Im Juni 1797 brachte sie in Paris ihr viertes Kind zur Welt, Albertine, deren Vater vermutlich Constant war. Ende des Jahres lernte sie Napoléon Bonaparte kennen, der nach seinem siegreichen Italienfeldzug in die Politik eingestiegen war, und den sie, zusammen mit Constant, zunächst bewunderte und unterstützte. Ihm dagegen war sie von Anbeginn unsympathisch, und als sie ihn 1798 vergeblich von einer Eroberung der Schweiz abzuhalten versuchte, wurde sie ihm endgültig lästig. Nach seinem Staatsstreich 1799 ging sie denn auch ihrerseits in Opposition zu ihm und wurde bald zu einem der Eckpfeiler des Widerstandes gegen sein zunehmend diktatorisches Regime.

Nach zwei unstet in Paris, Coppet und auf Reisen verbrachten Jahren publizierte sie im April 1800 die bedeutende Abhandlung »De la littérature considérée dans ses rapports avec les institutions sociales« (auf Deutsch »Über die Literatur und ihr Verhältnis zu den gesellschaftlichen Institutionen«). Hierin formuliert sie als eine der Ersten die Theorie, dass literarische Werke geprägt sind durch die konkreten gesellschaftlichen Verhältnisse, innerhalb derer sie entstehen. Dabei geht sie im Sinne Montesquieus von der Annahme aus, dass diese Verhältnisse nicht nur durch die historisch gewachsenen Institutionen einer Gesellschaft bestimmt werden, sondern auch durch die Mentaltät der Menschen, die ihrerseits von äußeren Faktoren, z.B. Klima und Geographie, beeinflusst ist. In der zweiten Auflage von 1802 änderte sie entsprechend den Schlussteil des ursprünglichen Titels in »avec l'état moral et politique des nations« ( zu Deutsch: »zum moralischen und politischen Zustand der Nationen«). Im Sinne ihrer Theorie rief sie die quasi zwischen Nord und Süd platzierten französischen Literaten auf, sich nicht mehr nur an der heidnischen mediterranen Kultur der Antike zu inspirieren, sondern auch an der christlich-germanisch geprägten Kultur des mittelalterlichen Mittel- und Nordeuropas. Hiermit wies sie der beginnenden Romantik den Weg. Sie selbst begann, in Konsequenz ihrer Einsichten, Deutsch zu lernen und sich mit der deutschen Kultur zu befassen.

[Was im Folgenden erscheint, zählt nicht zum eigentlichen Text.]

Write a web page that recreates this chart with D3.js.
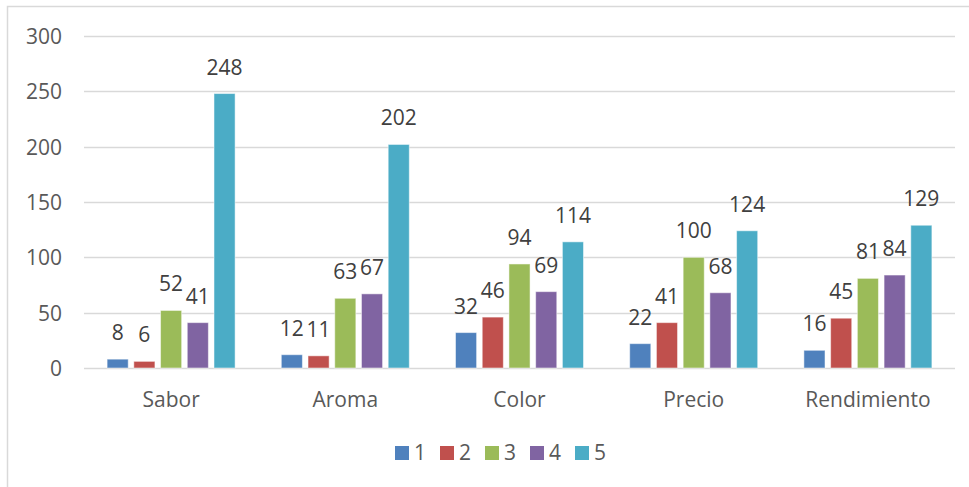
<!DOCTYPE html>
<html><head><meta charset="utf-8">
<script src="https://cdn.jsdelivr.net/npm/d3@7"></script>
<style>body{margin:0;background:#fff}svg{display:block}</style>
</head><body>
<script>
const categories = ["Sabor", "Aroma", "Color", "Precio", "Rendimiento"];
const seriesNames = ["1", "2", "3", "4", "5"];
const s1 = [8, 12, 32, 22, 16];
const s2 = [6, 11, 46, 41, 45];
const s3 = [52, 63, 94, 100, 81];
const s4 = [41, 67, 69, 68, 84];
const s5 = [248, 202, 114, 124, 129];
const yTicks = [0, 50, 100, 150, 200, 250, 300];
const colors = ["#4F81BD", "#C0504D", "#9BBB59", "#8064A2", "#4BACC6"];
const seriesValues = [s1, s2, s3, s4, s5];

const W = 969, H = 487;
const svg = d3.select("body").append("svg").attr("width", W).attr("height", H);
const font = "'Open Sans', sans-serif";
const txt = "#595959";
const fs = 21;

svg.append("rect").attr("x", 7.5).attr("y", 6.5).attr("width", 1100).attr("height", 1000)
  .attr("fill", "#fff").attr("stroke", "#d9d9d9").attr("stroke-width", 1.5);

const left = 84, right = 955;
const y = d3.scaleLinear().domain([0, 300]).range([368, 36]);
const x0 = d3.scaleBand().domain(categories).range([left, right]);
const bw = x0.bandwidth();
const x1 = d3.scaleBand().domain(seriesNames).range([(bw - 128) / 2, (bw + 128) / 2]).paddingInner(0.21);

// grid
svg.append("g").selectAll("line").data(yTicks).join("line")
  .attr("x1", left).attr("x2", right)
  .attr("y1", d => Math.round(y(d)) + 0.5).attr("y2", d => Math.round(y(d)) + 0.5)
  .attr("stroke", "#d9d9d9").attr("stroke-width", 1.5);

const yAxis = d3.axisLeft(y).tickValues(yTicks).tickSize(0).tickPadding(0);
const ga = svg.append("g").attr("transform", `translate(62,0)`).call(yAxis);
ga.select(".domain").remove();
ga.selectAll("text").attr("font-family", font).attr("font-size", fs).attr("fill", txt).attr("dy", "0.35em");

const xAxis = d3.axisBottom(x0).tickSize(0).tickPadding(0);
const gx = svg.append("g").attr("transform", `translate(0,407)`).call(xAxis);
gx.select(".domain").remove();
gx.selectAll("text").attr("font-family", font).attr("font-size", fs).attr("fill", txt).attr("y", 0).attr("dy", "0");

const groups = svg.append("g").selectAll("g").data(categories).join("g")
  .attr("transform", d => `translate(${x0(d)},0)`);

seriesNames.forEach((s, si) => {
  groups.append("rect")
    .attr("x", (d, i) => x1(s))
    .attr("y", (d, i) => y(seriesValues[si][i]))
    .attr("width", x1.bandwidth())
    .attr("height", (d, i) => y(0) - y(seriesValues[si][i]))
    .attr("fill", colors[si]).attr("stroke", "#ffffff").attr("stroke-opacity", 0.5).attr("stroke-width", 1);
  groups.append("text")
    .attr("x", (d, i) => x1(s) + x1.bandwidth() / 2)
    .attr("y", (d, i) => y(seriesValues[si][i]) - 19)
    .attr("text-anchor", "middle")
    .attr("font-family", font).attr("font-size", fs).attr("fill", "#404040")
    .text((d, i) => seriesValues[si][i]);
});

// legend
const lg = svg.append("g").selectAll("g").data(seriesNames).join("g")
  .attr("transform", (d, i) => `translate(${395 + i * 45},446)`);
lg.append("rect").attr("width", 14).attr("height", 14).attr("fill", (d, i) => colors[i]);
lg.append("text").attr("x", 19).attr("y", 7).attr("dy", "0.35em")
  .attr("font-family", font).attr("font-size", fs).attr("fill", txt).text(d => d);
</script>
</body></html>
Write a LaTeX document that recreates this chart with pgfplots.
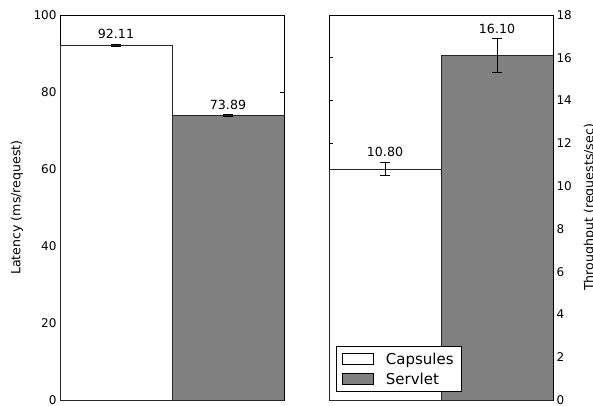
\documentclass[border=0pt]{standalone}
\usepackage{fontspec}
\setmainfont{DejaVu Sans}
\usepackage{pgfplots}
\pgfplotsset{compat=1.18}
\definecolor{bargray}{HTML}{808080}
\newcommand{\tickfont}{\fontsize{12}{14}\selectfont}
\newcommand{\labfont}{\fontsize{12.6}{15}\selectfont}
\newcommand{\legfont}{\fontsize{15}{18}\selectfont}
\begin{document}
\begin{tikzpicture}
\path[use as bounding box] (0pt,0pt) rectangle (593pt,405pt);
\pgfplotsset{
  myax/.style={
    scale only axis, width=224pt, height=385pt,
    xmin=0, xmax=2, xtick=\empty,
    tick align=inside, major tick length=4pt,
    axis line style={line width=0.8pt},
    every tick/.style={line width=0.8pt, black},
    /pgf/number format/assume math mode=true,
    yticklabel style={font=\tickfont},
    legend cell align=left,
  },
  mybar/.style={ybar, bar width=1, bar shift=0pt, draw=black!85, line width=0.6pt,
    error bars/y dir=both, error bars/y explicit,
    error bars/error bar style={black, line width=0.8pt},
    error bars/error mark options={rotate=90, mark size=5pt, black, line width=0.8pt}},
  vallab/.style={draw=none, mark=none, nodes near coords, point meta=explicit symbolic,
    every node near coord/.append style={anchor=south, yshift=2pt, font=\labfont}},
}
\begin{axis}[myax, at={(60pt,5pt)}, anchor=south west,
  ymin=0, ymax=100, ytick={0,20,...,100},
  ylabel={\labfont Latency (ms/request)},
  ylabel style={at={(axis description cs:-0.192,0.5)}, anchor=center},
]
\addplot[mybar, fill=white] coordinates {(0.5,92.11) +- (0,0.3)};
\addplot[mybar, fill=bargray] coordinates {(1.5,73.89) +- (0,0.2)};
\addplot[vallab] coordinates {(0.5,92.41) [92.11] (1.5,74.09) [73.89]};
\end{axis}
\begin{axis}[myax, at={(329pt,5pt)}, anchor=south west,
  ymin=0, ymax=18, ytick={0,2,...,18},
  yticklabel pos=right,
  ylabel={\labfont Throughput (requests/sec)},
  ylabel style={at={(axis description cs:1.165,0.5)}, anchor=center, rotate=0},
  legend style={at={(0.031,0.021)}, anchor=south west, draw=black, line width=0.8pt,
    font=\legfont, row sep=3pt, inner xsep=6pt, inner ysep=4pt,
    /tikz/every odd column/.append style={column sep=10pt}},
  legend image code/.code={\draw[#1, line width=0.6pt, draw=black] (0pt,-5.5pt) rectangle (31pt,5.5pt);},
]
\addplot[mybar, fill=white] coordinates {(0.5,10.80) +- (0,0.31)};
\addlegendentry{Capsules}
\addplot[mybar, fill=bargray] coordinates {(1.5,16.10) +- (0,0.79)};
\addlegendentry{Servlet}
\addplot[vallab, forget plot] coordinates {(0.5,11.11) [10.80] (1.5,16.89) [16.10]};
\end{axis}
\end{tikzpicture}
\end{document}
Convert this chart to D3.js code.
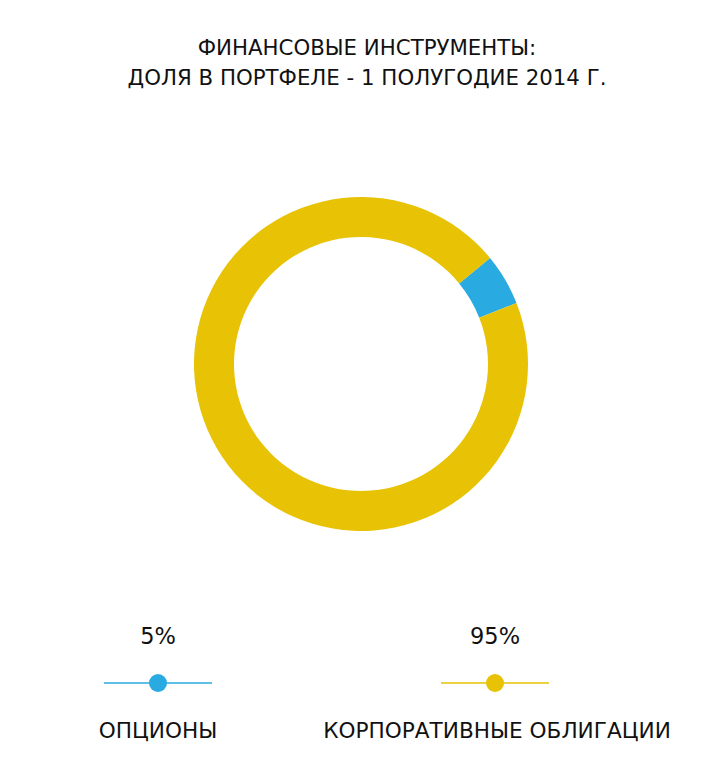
<!DOCTYPE html>
<html><head><meta charset="utf-8">
<script src="https://cdn.jsdelivr.net/npm/d3@7"></script>
<style>body{margin:0;background:#fff}svg{display:block}text{font-family:"DejaVu Sans",sans-serif;fill:#111}</style>
</head><body><svg id="c" width="720" height="780"></svg>
<script>
const titleLines = ["ФИНАНСОВЫЕ ИНСТРУМЕНТЫ:", "ДОЛЯ В ПОРТФЕЛЕ - 1 ПОЛУГОДИЕ 2014 Г."];
const categories = ["ОПЦИОНЫ", "КОРПОРАТИВНЫЕ ОБЛИГАЦИИ"];
const values = [5, 95];
const labels = ["5%", "95%"];
const colors = ["#29abe2", "#e8c204"];

const svg = d3.select("#c");
const cx = 361, cy = 364, rOut = 167, rIn = 127;

svg.selectAll("text.title").data(titleLines).join("text")
  .attr("class","title").attr("x",367).attr("y",(d,i)=>55+i*30)
  .attr("text-anchor","middle").style("font-size","21.3px").text(d=>d);

const pie = d3.pie().sort(null).value(d=>d)
  .startAngle(50.6*Math.PI/180).endAngle(50.6*Math.PI/180+2*Math.PI);
const arc = d3.arc().innerRadius(rIn).outerRadius(rOut);
svg.append("g").attr("transform",`translate(${cx},${cy})`)
  .selectAll("path").data(pie(values)).join("path")
  .attr("d",arc).attr("fill",(d,i)=>colors[i]);

const lx = d3.scalePoint().domain(categories).range([158,495]);
const lg = svg.selectAll("g.leg").data(categories).join("g").attr("class","leg")
  .attr("transform",d=>`translate(${lx(d)},0)`);
lg.append("line").attr("x1",-54).attr("x2",54).attr("y1",683).attr("y2",683)
  .attr("stroke",(d,i)=>colors[i]).attr("stroke-width",1.3);
lg.append("circle").attr("cy",683).attr("r",9).attr("fill",(d,i)=>colors[i]);
lg.append("text").attr("y",644).attr("text-anchor","middle").style("font-size","22.5px").text((d,i)=>labels[i]);
lg.append("text").attr("x",(d,i)=>i?2:0).attr("y",738).attr("text-anchor","middle").style("font-size","21.6px").text(d=>d);
</script></body></html>
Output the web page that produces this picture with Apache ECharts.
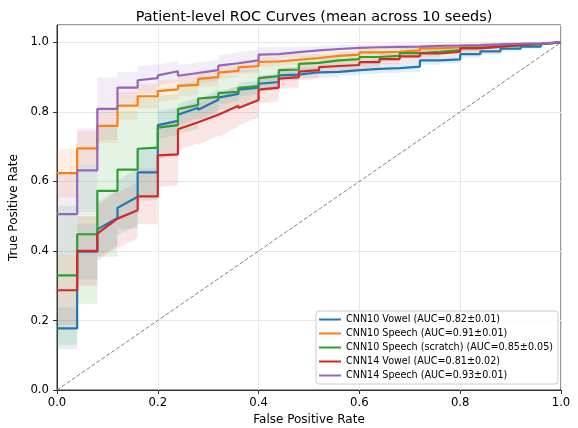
<!DOCTYPE html>
<html>
<head>
<meta charset="utf-8">
<script src="https://cdn.jsdelivr.net/npm/echarts@6/dist/echarts.min.js"></script>
<style>
  html, body { margin: 0; padding: 0; background: #fff; }
  #chart { width: 578px; height: 428px; }
</style>
</head>
<body>
<div id="chart"></div>
<script>
// FPR steps of 0.04 (25 negatives per split); each entry = [tpr at start, tpr at end] of one step
var fprStep = 0.04;

var names = [
  'CNN10 Vowel (AUC=0.82±0.01)',
  'CNN10 Speech (AUC=0.91±0.01)',
  'CNN10 Speech (scratch) (AUC=0.85±0.05)',
  'CNN14 Vowel (AUC=0.81±0.02)',
  'CNN14 Speech (AUC=0.93±0.01)'
];
var colors = ['#1f77b4', '#ff7f0e', '#2ca02c', '#d62728', '#9467bd'];

var tprCnn10Vowel = [
  [0.177, 0.177], [0.398, 0.398], [0.462, 0.495], [0.524, 0.556], [0.626, 0.626],
  [0.762, 0.774], [0.792, 0.812], [0.806, 0.835], [0.841, 0.852], [0.864, 0.870],
  [0.881, 0.886], [0.905, 0.907], [0.912, 0.914], [0.913, 0.915], [0.920, 0.920],
  [0.924, 0.924], [0.926, 0.926], [0.930, 0.930], [0.948, 0.948], [0.951, 0.951],
  [0.966, 0.966], [0.974, 0.974], [0.982, 0.982], [0.988, 0.988], [0.995, 1.0]
];
var tprCnn10Speech = [
  [0.624, 0.624], [0.695, 0.695], [0.760, 0.760], [0.818, 0.818], [0.845, 0.845],
  [0.860, 0.865], [0.875, 0.878], [0.895, 0.900], [0.913, 0.918], [0.928, 0.932],
  [0.944, 0.945], [0.949, 0.950], [0.954, 0.955], [0.960, 0.961], [0.965, 0.965],
  [0.971, 0.971], [0.973, 0.973], [0.977, 0.977], [0.983, 0.983], [0.986, 0.986],
  [0.990, 0.990], [0.992, 0.992], [0.994, 0.994], [0.996, 0.996], [0.998, 1.0]
];
var tprCnn10Scratch = [
  [0.330, 0.330], [0.448, 0.448], [0.573, 0.573], [0.634, 0.634], [0.694, 0.697],
  [0.755, 0.762], [0.808, 0.820], [0.838, 0.843], [0.854, 0.858], [0.869, 0.874],
  [0.897, 0.903], [0.920, 0.922], [0.938, 0.941], [0.945, 0.948], [0.952, 0.952],
  [0.958, 0.958], [0.961, 0.961], [0.969, 0.969], [0.973, 0.973], [0.978, 0.978],
  [0.984, 0.984], [0.988, 0.988], [0.991, 0.991], [0.995, 0.995], [0.998, 1.0]
];
var tprCnn14Vowel = [
  [0.287, 0.287], [0.400, 0.400], [0.450, 0.493], [0.488, 0.517], [0.557, 0.557],
  [0.675, 0.678], [0.750, 0.770], [0.765, 0.792], [0.787, 0.818], [0.811, 0.834],
  [0.864, 0.870], [0.896, 0.900], [0.916, 0.920], [0.929, 0.932], [0.932, 0.935],
  [0.943, 0.943], [0.952, 0.952], [0.960, 0.960], [0.968, 0.968], [0.973, 0.973],
  [0.983, 0.983], [0.988, 0.988], [0.993, 0.993], [0.996, 0.996], [0.998, 1.0]
];
var tprCnn14Speech = [
  [0.506, 0.506], [0.632, 0.632], [0.809, 0.809], [0.870, 0.870], [0.891, 0.897],
  [0.905, 0.917], [0.904, 0.912], [0.912, 0.920], [0.933, 0.940], [0.943, 0.948],
  [0.965, 0.966], [0.971, 0.972], [0.976, 0.977], [0.981, 0.981], [0.984, 0.984],
  [0.986, 0.986], [0.987, 0.987], [0.988, 0.988], [0.990, 0.990], [0.991, 0.991],
  [0.992, 0.992], [0.994, 0.994], [0.996, 0.996], [0.997, 0.997], [0.998, 1.0]
];

// std across seeds per step (shaded band = mean ± std)
var stdCnn10Vowel   = [0.06, 0.08, 0.08, 0.08, 0.07, 0.04, 0.03, 0.03, 0.02, 0.02, 0.02, 0.015, 0.015, 0.015, 0.015, 0.015, 0.015, 0.015, 0.012, 0.012, 0.01, 0.01, 0.008, 0.006, 0.004];
var stdCnn10Speech  = [0.07, 0.05, 0.05, 0.04, 0.035, 0.03, 0.03, 0.025, 0.02, 0.02, 0.015, 0.015, 0.012, 0.012, 0.01, 0.01, 0.01, 0.008, 0.008, 0.006, 0.005, 0.004, 0.004, 0.003, 0.002];
var stdCnn10Scratch = [0.2, 0.2, 0.19, 0.17, 0.15, 0.09, 0.07, 0.06, 0.05, 0.05, 0.04, 0.03, 0.025, 0.02, 0.02, 0.02, 0.015, 0.015, 0.012, 0.01, 0.01, 0.008, 0.006, 0.004, 0.002];
var stdCnn14Vowel   = [0.1, 0.1, 0.08, 0.08, 0.08, 0.09, 0.06, 0.06, 0.06, 0.05, 0.04, 0.03, 0.025, 0.02, 0.02, 0.015, 0.015, 0.015, 0.012, 0.01, 0.01, 0.008, 0.006, 0.004, 0.002];
var stdCnn14Speech  = [0.12, 0.12, 0.09, 0.045, 0.04, 0.03, 0.03, 0.03, 0.03, 0.03, 0.02, 0.015, 0.012, 0.01, 0.01, 0.008, 0.008, 0.007, 0.006, 0.005, 0.005, 0.004, 0.003, 0.002, 0.001];

var tprAll = [tprCnn10Vowel, tprCnn10Speech, tprCnn10Scratch, tprCnn14Vowel, tprCnn14Speech];
var stdAll = [stdCnn10Vowel, stdCnn10Speech, stdCnn10Scratch, stdCnn14Vowel, stdCnn14Speech];

// step path: two points per FPR step
function stepPath(tpr, shift) {
  var pts = [];
  tpr.forEach(function (seg, k) {
    var d = shift ? shift[k] : 0;
    var x0 = +(k * fprStep).toFixed(4), x1 = +((k + 1) * fprStep).toFixed(4);
    pts.push([x0, Math.max(0, Math.min(1, seg[0] + d))]);
    pts.push([x1, Math.max(0, Math.min(1, seg[1] + d))]);
  });
  return pts;
}

var chart = echarts.init(document.getElementById('chart'));
var font = 'DejaVu Sans';
var axisColor = '#333';
var series = [];

tprAll.forEach(function (tpr, i) {
  var std = stdAll[i];
  var upper = stepPath(tpr, std);
  var lower = stepPath(tpr, std.map(function (s) { return -s; }));
  series.push({
    name: names[i] + ' band',
    type: 'custom',
    silent: true,
    z: 1,
    data: [[0, 0]],
    renderItem: function (params, api) {
      var poly = upper.concat(lower.slice().reverse()).map(function (p) { return api.coord(p); });
      return {
        type: 'polygon',
        shape: { points: poly },
        style: { fill: colors[i], opacity: 0.12 }
      };
    }
  });
});

// chance line
series.push({
  name: 'chance',
  type: 'line',
  data: [[0, 0], [1, 1]],
  showSymbol: false,
  silent: true,
  z: 2,
  lineStyle: { color: '#808080', width: 1, type: [4, 2] }
});

tprAll.forEach(function (tpr, i) {
  series.push({
    name: names[i],
    type: 'line',
    data: stepPath(tpr),
    showSymbol: false,
    z: 3,
    color: colors[i],
    lineStyle: { color: colors[i], width: 2.2 }
  });
});

var option = {
  animation: false,
  title: {
    text: 'Patient-level ROC Curves (mean across 10 seeds)',
    left: 309,
    textAlign: 'center',
    top: 5,
    textStyle: { fontFamily: font, fontSize: 14.4, fontWeight: 'normal', color: '#000' }
  },
  legend: {
    data: names,
    orient: 'vertical',
    left: 316,
    top: 311,
    padding: [3, 5, 3, 3],
    itemGap: 3,
    itemWidth: 22,
    itemHeight: 2,
    icon: 'rect',
    backgroundColor: 'rgba(255,255,255,0.8)',
    borderColor: '#cccccc',
    borderWidth: 1,
    borderRadius: 3,
    textStyle: { fontFamily: font, fontSize: 9.6, lineHeight: 11, color: '#000' }
  },
  grid: {
    left: 57, right: 17, top: 25, bottom: 38,
    outerBoundsMode: 'none',
    show: true, borderColor: axisColor, borderWidth: 1
  },
  xAxis: {
    type: 'value',
    min: 0, max: 1, interval: 0.2,
    name: 'False Positive Rate',
    nameLocation: 'middle',
    nameGap: 22,
    nameTextStyle: { fontFamily: font, fontSize: 12, color: '#000' },
    axisLine: { show: true, lineStyle: { color: axisColor, width: 1 } },
    axisTick: { show: true, length: 4, lineStyle: { color: axisColor } },
    axisLabel: {
      fontFamily: font, fontSize: 11.7, color: '#000', margin: 7,
      formatter: function (v) { return v.toFixed(1); }
    },
    splitLine: { show: true, lineStyle: { color: '#e8e8e8', width: 1 } }
  },
  yAxis: {
    type: 'value',
    min: 0, max: 1.05, interval: 0.2,
    name: 'True Positive Rate',
    nameLocation: 'middle',
    nameGap: 33,
    nameTextStyle: { fontFamily: font, fontSize: 12, color: '#000' },
    axisLine: { show: true, lineStyle: { color: axisColor, width: 1 } },
    axisTick: { show: true, length: 4, lineStyle: { color: axisColor } },
    axisLabel: {
      fontFamily: font, fontSize: 11.7, color: '#000', margin: 8,
      showMaxLabel: false,
      formatter: function (v) { return v > 1.001 ? '' : v.toFixed(1); }
    },
    splitLine: { show: true, lineStyle: { color: '#e8e8e8', width: 1 } }
  },
  series: series
};

chart.setOption(option);
</script>
</body>
</html>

1802 erschien ihr erstes längeres erzählendes Werk: der teils in Coppet, teils in Paris entstandene Briefroman »Delphine«. Im Mittelpunkt steht die Figur einer für die damalige Zeit relativ emanzipierten Frau, die ihr Glück mit dem Mann, den sie liebt und der sie ebenfalls liebt, nicht findet, weil er sich in einer Krisensituation von ihr abwendet, eine Andere heiratet und danach nicht die Kraft aufbringt, sich aus dieser Ehe wieder zu lösen. Der Roman spiegelt sichtlich die Enttäuschung Madame de Staëls durch Constant, der sich nicht zwischen ihr und einer Geliebten zu entscheiden vermochte, nachdem sie soeben verwitwet und frei für eine Heirat geworden war.

Da Madame de Staël sich 1802 an Umtrieben gegen Napoléon beteiligt hatte, wurde ihr im Dezember der Aufenthalt in Paris untersagt. Als das Verbot im Oktober 1803 auf das Pariser Umland ausgedehnt wurde, unternahm sie, zeitweise von Constant begleitet, eine halbjährige Reise durch Deutschland. Erste Station war im Winter Weimar, wo sie u.a. Wieland, Friedrich SchillerSchiller und Goethe traf. Im Frühjahr war sie längere Zeit in Berlin, wo sie neben vielen anderen Intellektuellen den Literaturkritiker und –historiker August Wilhelm Schlegel kennenlernte, den sie als Mentor für sich selbst sowie als Hauslehrer für ihre Kinder gewann.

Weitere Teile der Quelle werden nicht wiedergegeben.